Karbon salan santrale yer yok

Uluslararası Enerji Ajansı’nın açıkladığı son verilere göre, karbon salan herhangi bir santralin inşa edilebilmesi için artık yer yok.

Bu nedenle tüm yeni enerji projelerinin düşük karbonlu olması ve mevcut altyapının emekli edilerek enerji altyapısının temizlenmesi gerekiyor.

Türkiye’de durum ne?

Türkiye’nin yüzde 27 oranında toplam enerji verimliliği ve tasarrufu potansiyeli mevcut ve neredeyse tüketilen enerjinin üçte biri israf ediliyor. Konut ve ofislerde yüzde 29 oranında elektrik tasarrufu potansiyeli var.

Ülkenin sanayideki enerji tüketimi ise birkaç sektörde yoğunlaşmış durumda. Tüketilen enerjinin yüzde 45’ini elektriğin, yüzde 29’unu çimento ve demir-çelik sektörü tüketiyor.

Oysa bu sektörlerde yüksek oranda enerji verimliliği ve tasarrufu potansiyeli var. Sadece ikisinde yüzde 20’den fazla elektriği geri kazanma fırsatı bulunuyor.
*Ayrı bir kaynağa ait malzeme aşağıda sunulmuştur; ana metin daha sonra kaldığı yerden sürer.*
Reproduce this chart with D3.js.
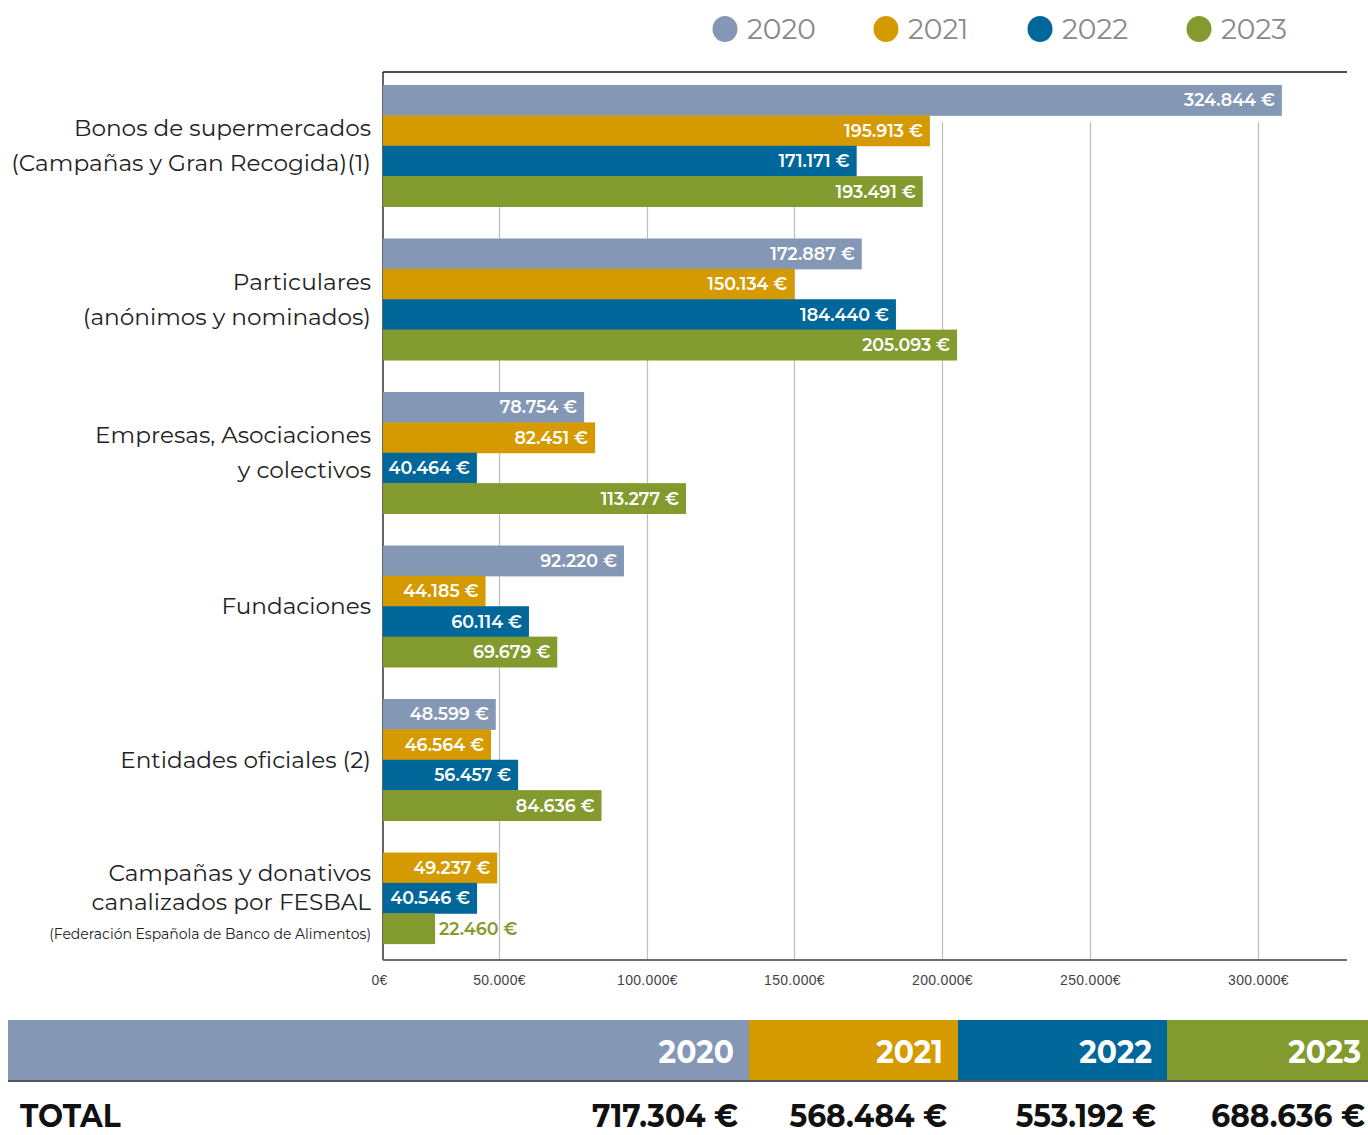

Tekstil sektöründe ise bu oran yüzde 57 seviyesine erişiyor.

Trakya’nın tarımsal üretimi

Trakya Kalkınma Ajansı’nın verilerine göre, Trakya’da özellikle bitkisel üretimde ayçiçeği, çeltik, kanola, buğday ve bağ alanları önemli bir yer tutuyor.

Trakya Türkiye buğday üretiminin yüzde 12’sini, ayçiçeği üretiminin yüzde 61’ini, çeltik üretiminin de yüzde 54’ünü karşılıyor.

Bölgenin Türkiye’de en fazla “Mutlak Korunacak Tarım Arazisi”ne sahip olduğu biliniyor.